Unless something catastrophic happens, Kittley is going to keep his job for the remainder of the season. There is no mid-season replacement who is going to save the day given that changing an entire offensive philosophy during the season is impossible. However, the 32-year-old Kittley does seem to need some guidance because his side of the football is failing in 2023.
The Texas Tech offense seems to have regressed under Kittley in year two
Despite bringing back all of last season’s playmakers outside of running back SaRodorick Thompson, and despite adding pieces such as receiver Drae McCray and two new offensive linemen, and despite having two QBs that the coaches believe have NFL talent, the offense has taken a significant downturn from last fall under Kittley’s watch.
Last year, despite having to rely on three different starting QBs for multiple games, Tech finished 22nd nationally at 461.4 yards per game. This year, the offense is putting up only 405.9 yards per game after a 321-yard showing against a WVU team that many believe has one of the most suspect defenses in the Big 12.
What’s more, Tech is scoring 3.7 fewer points per game this year (31) than a season ago. If that doesn’t seem like much, think about how different three points would have made the Wyoming and Oregon games in the 4th quarter.
Also, remember that 13 of this year’s points were scored in overtime against the Cowboys. That means that Tech is averaging only 26 points per game in regulation. Last year, Tech averaged 32.7 points in regulation.
We could belabor the point with more statistics but that isn’t necessary. Even the most novice fan can see that something is broken when it comes to Kittley’s offense this year.
Kittley’s hesitancy to run Tahj Brooks is baffling
The way that Kittley structures his offense gives his quarterbacks the absolute freedom to change plays at the line. He trusts his QBs to know the offense and to make the reads rather than having them look over to the sideline to get signals from the coaching staff as many schools do.
Thus, the fact that this offense is not running the ball with Tahj Brooks as much as it should is not completely the coordinator’s fault. With that said, though, Kittley is guiding the offense and he should have more influence than anyone over what is being run.
Make no mistake, Kittley is a proponent of using Shough in the power run game despite the QB’s injury history. That philosophy backfired once again in Morgantown as Shough suffered a broken leg while running the ball, the third year in a row that he has sustained a broken bone as a ball carrier.
Then, even after Shough was lost and Tech was down to Behren Morton and true freshman Jake Strong, Kittley still didn’t rely on his best offensive player, Tahj Brooks. Even as Morton missed on his first six pass attempts of the game, Brooks was an afterthought for Kittley who gave his senior RB only three first-half carries as Tech fell into a 13-3 hole, a deficit that would never be overcome on the afternoon.

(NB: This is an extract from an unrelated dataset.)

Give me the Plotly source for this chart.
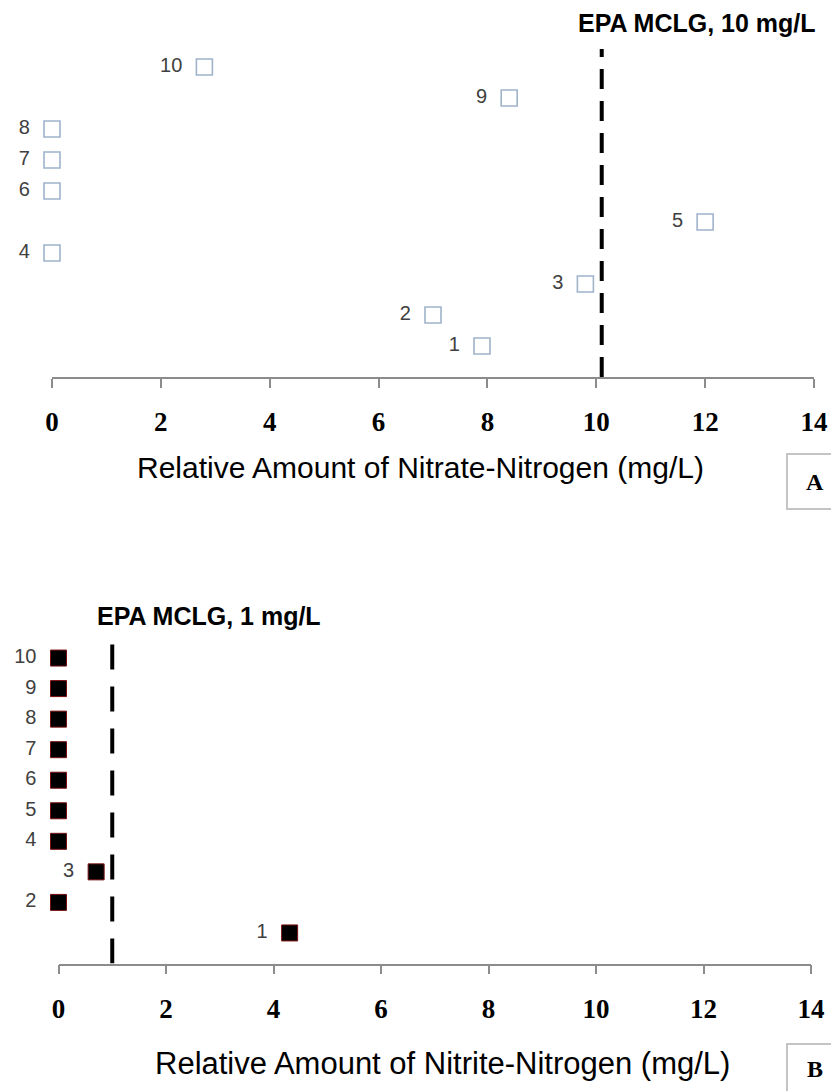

Sure, some of that could have been Morton changing the plays at the line but at some point, doesn’t Kittley need to pull Morton aside in those circumstances and tell him to give the freaking ball to a player who came into the game averaging over seven yards per carry? Isn’t that what a coach is paid to do?

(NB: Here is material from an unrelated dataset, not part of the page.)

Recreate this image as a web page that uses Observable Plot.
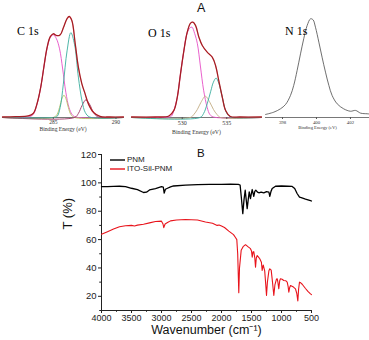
<!DOCTYPE html>
<html><head><meta charset="utf-8">
<script src="https://cdn.jsdelivr.net/npm/d3@7"></script>
<script src="https://cdn.jsdelivr.net/npm/@observablehq/plot@0.6"></script>
<style>
html,body{margin:0;padding:0;background:#fff;}
#fig{position:relative;width:369px;height:340px;overflow:hidden;font-family:"Liberation Sans",Arial,sans-serif;}
#fig svg{position:absolute;}
.lbl{position:absolute;line-height:1;white-space:nowrap;}
.serif{font-family:"Liberation Serif","Times New Roman",serif;}
</style></head><body><div id="fig"></div>
<script>
// ---------- Panel A: XPS (binding energy eV, intensity a.u.) ----------
const c1sEnvE = [280.95,282.0,283.0,283.4,283.7,284.0,284.25,284.5,284.76,285.0,285.29,285.56,285.82,286.09,286.27,286.48,286.75,287.0,287.28,287.54,287.8,288.2,288.73,289.5,290.6];
const c1sEnvI = [0.5,0.8,1.5,4,13.5,30,50,69,80,82.9,81,82,89.4,97.7,100,96,73,49.8,33.3,23.4,13.5,5.2,1,0.5,0.5];
const c1sPinkE = [280.95,283.0,283.4,283.7,284.0,284.25,284.5,284.75,285.0,285.25,285.5,285.75,286.0,286.25,286.5,286.8,290.6];
const c1sPinkI = [0,0.5,3,13,30,50,68,79,82,78,68,48,25,10,3,0.5,0];
const c1sTealE = [280.95,285.0,285.3,285.55,285.8,286.1,286.4,286.7,287.0,287.3,287.55,287.9,290.6];
const c1sTealI = [0,0,1,10,33,66,84,72,40,16,5,0.5,0];
const c1sGreenE = [280.95,285.0,285.3,285.5,285.7,285.85,286.0,286.2,286.4,286.7,290.6];
const c1sGreenI = [0,0,3,10,19,22,19,10,3,0,0];
const c1sMaroonE = [280.95,286.7,287.0,287.3,287.6,287.9,288.2,288.5,288.8,290.6];
const c1sMaroonI = [0,0,4,12,17.5,13,5,1,0,0];

const o1sEnvE = [524.3,527,528.5,529.06,529.44,529.8,530.18,530.56,530.93,531.2,531.5,531.87,532.25,532.8,533.37,533.74,534.1,534.5,534.87,535.4,536.5,538.9];
const o1sEnvI = [0.5,0.5,1.5,7,20,43,66,84.5,93.4,94.4,91,79.5,71.3,64.7,59.7,51.5,36.6,20,7,1,0.5,0.5];
const o1sPinkE = [524.3,528.5,528.8,529.06,529.44,529.8,530.18,530.56,530.9,531.1,531.4,531.7,532.05,532.4,532.8,533.1,533.5,538.9];
const o1sPinkI = [0,0.5,1.5,7,20,43,66,84,89,89.4,83,73,50,27,10,3,0.5,0];
const o1sOliveE = [524.3,530.9,531.3,531.7,532.1,532.6,533.1,533.5,533.9,534.3,538.9];
const o1sOliveI = [0,0,3,8,15,21,15,8,3,0,0];
const o1sTealE = [524.3,532.0,532.4,532.8,533.2,533.5,533.8,534.1,534.5,534.9,535.3,535.6,538.9];
const o1sTealI = [0,0,4,13.5,26,35,39,34,20,6,1,0,0];

const n1sE = [397.0,397.49,397.88,398.18,398.47,398.66,398.86,399.06,399.25,399.45,399.65,399.8,399.94,400.14,400.33,400.53,400.73,400.92,401.22,401.6,402.0,402.3,402.6,402.98,403.1];
const n1sI = [3,5.3,8.6,12.9,21.8,31.7,46.5,63,78,91,97.7,96.7,89.4,74.6,59.7,44.9,31.7,21.8,13.5,8.6,6.2,7,4.3,3.7,3.5];

const c1sTicks = [285, 290];
const o1sTicks = [530, 535];
const n1sTicks = [398, 400, 402];

// ---------- Panel B: FTIR ----------
const pnmWn = [4000,3900,3800,3700,3600,3500,3400,3300,3250,3200,3100,3000,2970,2955,2935,2900,2850,2800,2600,2400,2200,2000,1850,1720,1690,1670,1645,1625,1605,1588,1572,1555,1538,1517,1500,1488,1462,1445,1428,1400,1378,1340,1295,1250,1210,1195,1175,1155,1100,1000,900,822,780,740,700,683,600,517,500];
const pnmT  = [97.3,97.4,97.5,97.6,97.4,96.2,95.2,93.2,93.4,95.0,96.0,97.3,97.0,92.8,95.5,96.2,97.2,97.8,98.4,98.7,98.9,99.0,99.1,99.0,98.5,90,78.3,88,94.8,88,81.8,88,93.6,88.9,93,95.3,90.5,94,94.8,93.5,93,93.5,93,93.8,93.5,90.5,94,96,97.6,97.8,97.6,97.5,96,92.5,90,89.8,88.6,87.5,87.2];
const silWn = [4000,3900,3800,3700,3600,3500,3450,3400,3300,3200,3100,3000,2975,2962,2940,2900,2850,2750,2600,2400,2267,2150,2072,2040,2000,1950,1878,1800,1767,1745,1730,1712,1700,1672,1640,1600,1560,1517,1500,1488,1475,1462,1445,1433,1420,1405,1380,1362,1335,1322,1305,1280,1262,1250,1235,1210,1195,1172,1150,1128,1110,1085,1072,1060,1045,1030,1017,990,962,930,905,890,878,865,850,800,767,745,728,715,700,680,655,600,560,517,500];
const silT  = [63.7,65.6,67.5,69.0,69.8,70.0,69.6,70.2,70.8,71.8,72.8,73.0,71,68.4,71,72.0,73.2,73.8,74.2,73.8,72.4,71.5,70.0,70.3,69.5,68.5,66.0,63.5,61.5,60,50,22.5,40,52.4,55,56.4,55,53.6,52,47.6,51.2,51.5,47,40.6,47,48.8,47.5,46.5,44,38.2,42.1,38,28,20.6,30,38,39.4,38.5,30,20.6,28,32,32.4,30,25.3,31,32.4,32,31.2,31,30,27,22.9,26,27.6,26.5,25.3,22,16.8,25,30,29.5,28.5,25.5,23.5,21.7,21.2];
const irXTicks = [4000,3500,3000,2500,2000,1500,1000,500];
const irYTicks = [20,40,60,80,100,120];
const seriesNames = ["PNM","ITO-Sil-PNM"];

const fig = document.getElementById("fig");
const pts = (xs, ys) => xs.map((x, i) => ({x, y: ys[i]}));

function xps({left, width, domain, ticks, series, tickFont, titleFont, titleDy}) {
  const marks = [
    Plot.ruleY([0], {stroke: "#555", strokeWidth: 0.8}),
    ...series.map(s => Plot.line(pts(s.x, s.y), {x: "x", y: "y", stroke: s.color, strokeWidth: s.w || 0.9, strokeOpacity: s.o || 1, curve: "catmull-rom"})),
    Plot.axisX({ticks, tickSize: 2, tickPadding: 1, fontSize: tickFont, fill: "#333", stroke: "#555", tickFormat: d => String(d), label: null}),
    Plot.text(["Binding Energy (eV)"], {text: d => d, frameAnchor: "bottom", dy: titleDy, fontSize: titleFont, fill: "#333"})
  ];
  const svg = Plot.plot({
    width, height: 136, marginTop: 16, marginBottom: 19, marginLeft: 0, marginRight: 0,
    x: {domain}, y: {domain: [0, 100], axis: null},
    style: {position: "absolute", left: left + "px", top: "0px", background: "transparent", fontFamily: "Liberation Serif", overflow: "visible"},
    marks
  });
  fig.appendChild(svg);
}

const PINK = "#e64fc6", TEAL = "#3aae9e", RED = "#c8242c", DARK = "#3a1414";
xps({left: 2, width: 121, domain: [280.95, 290.6], ticks: c1sTicks, tickFont: 5.5, titleFont: 5.6, titleDy: 13,
  series: [
    {x: c1sPinkE, y: c1sPinkI, color: PINK},
    {x: c1sGreenE, y: c1sGreenI, color: "#b9c063"},
    {x: c1sMaroonE, y: c1sMaroonI, color: "#9c3562"},
    {x: c1sTealE, y: c1sTealI, color: TEAL},
    {x: c1sEnvE, y: c1sEnvI, color: RED, w: 1.3},
    {x: c1sEnvE, y: c1sEnvI, color: DARK, w: 0.5, o: 0.6}
  ]});
xps({left: 131, width: 130, domain: [524.3, 538.9], ticks: o1sTicks, tickFont: 6, titleFont: 5.8, titleDy: 16,
  series: [
    {x: o1sPinkE, y: o1sPinkI, color: PINK},
    {x: o1sOliveE, y: o1sOliveI, color: "#c2ab82"},
    {x: o1sTealE, y: o1sTealI, color: TEAL},
    {x: o1sEnvE, y: o1sEnvI, color: RED, w: 1.3},
    {x: o1sEnvE, y: o1sEnvI, color: DARK, w: 0.5, o: 0.6}
  ]});
xps({left: 265, width: 104, domain: [397.0, 403.12], ticks: n1sTicks, tickFont: 4.8, titleFont: 4.6, titleDy: 11,
  series: [
    {x: n1sE, y: n1sI, color: "#4a4a4a", w: 0.8}
  ]});

// ---------- IR plot ----------
const pnm = pts(pnmWn, pnmT), sil = pts(silWn, silT);
const ir = Plot.plot({
  width: 369, height: 200, marginLeft: 101, marginRight: 58, marginTop: 14, marginBottom: 30,
  x: {domain: [4000, 500]}, y: {domain: [10, 120]},
  style: {position: "absolute", left: "0px", top: "140px", background: "transparent", fontFamily: "Liberation Sans", color: "#222", overflow: "visible"},
  marks: [
    Plot.axisX({ticks: irXTicks, tickSize: 3, tickPadding: 1.5, fontSize: 9, tickFormat: d => String(d), label: null}),
    Plot.axisX({ticks: irXTicks.slice(1).map(d => d + 250), tickSize: 1.8, tickFormat: () => "", label: null}),
    Plot.axisY({ticks: irYTicks, tickSize: 3, tickPadding: 2, fontSize: 9.5, tickFormat: d => String(d), label: null}),
    Plot.axisY({ticks: irYTicks.map(d => d - 10), tickSize: 1.8, tickFormat: () => "", label: null}),
    Plot.ruleX([4000], {stroke: "#222"}),
    Plot.ruleY([10], {stroke: "#222"}),
    Plot.line(pnm, {x: "x", y: "y", stroke: "#000", strokeWidth: 1.3}),
    Plot.line(sil, {x: "x", y: "y", stroke: "#e8141c", strokeWidth: 1.1}),
    Plot.text(["Wavenumber (cm⁻¹)"], {text: d => d, frameAnchor: "bottom", dy: 23.5, fontSize: 12.5, fill: "#111"}),
    Plot.text(["T (%)"], {text: d => d, frameAnchor: "left", dx: -34, dy: -3, rotate: -90, fontSize: 13, fill: "#111"})
  ]
});
fig.appendChild(ir);

// ---------- labels & legend ----------
function label(txt, left, top, size, cls, extra) {
  const d = document.createElement("div");
  d.className = "lbl " + (cls || "");
  d.textContent = txt;
  d.style.left = left + "px"; d.style.top = top + "px"; d.style.fontSize = size + "px";
  Object.assign(d.style, extra || {});
  fig.appendChild(d);
  return d;
}
label("C 1s", 17, 25, 12, "serif");
label("O 1s", 148, 26.5, 12, "serif");
label("N 1s", 285, 25, 12, "serif");
label("A", 197, 1.5, 12.5, "", {color: "#111"});
label("B", 197, 147.5, 11.5, "", {color: "#111"});

const lg = document.createElement("div");
lg.style.cssText = "position:absolute;left:110px;top:155px;font-size:8px;line-height:9.3px;color:#222;";
const colors = ["#000", "#e8141c"];
seriesNames.forEach((n, i) => {
  const row = document.createElement("div");
  row.style.cssText = "display:flex;align-items:center;height:9.3px;";
  row.innerHTML = `<svg width="17" height="6" style="position:static"><line x1="0" x2="15" y1="3" y2="3" stroke="${colors[i]}" stroke-width="1.4"/></svg><span>${n}</span>`;
  lg.appendChild(row);
});
fig.appendChild(lg);
</script></body></html>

Meanwhile, Kittley’s game plan also seems to be failing. He was out-schemed by the Wyoming and West Virginia defensive coordinators as the Tech offense appears to struggle after the 15-play game-opening script has been exhausted. In fact, the Red Raiders have scored just nine total points in the second quarter this year.
That’s a time when the script is no longer guiding the offense and adjustments are being made on both sides. Thus, it is concerning that this offense can’t seem to maintain any semblance of momentum after the first drive or two and the responsibility for that falls on the man calling the plays.
Kittley may not be a guru after all
What should concern us most about Kittley is that he’s never had wild success at this level of the sport. He was seen as a guru when he was coaching at FCS school Houston Baptist or at Western Kentucky in Conference USA but at both of those stops, he had a future NFL QB in Bailey Zappe running his offense.
However, life in the Big 12 is a different animal. Kittley is learning on the job as well given that this is just his sixth season as an OC at any level and his second at a Power 5 program.
Therefore, it is fair to wonder if Kittley is capable of putting his offense in the best position to succeed against top-flight Big 12 defenses. Thus far, the answer is trending toward “No” given that in his 17 games as Tech’s OC, his offense has on six occasions failed to top 25 points in regulation.
Again, Kittley’s job should not be in jeopardy until this offseason at the earliest. However, it is time we start acknowledging that the Texas Tech alum and former sounding board for Patrick Mahomes might not be the genius offensive dynamo that he was thought to be when he was hired. If that is the case, then someone on the staff, preferably McGuire, needs to step in and help get this struggling offense out of its season-long rut because leaving Kittley to his own devices isn’t working.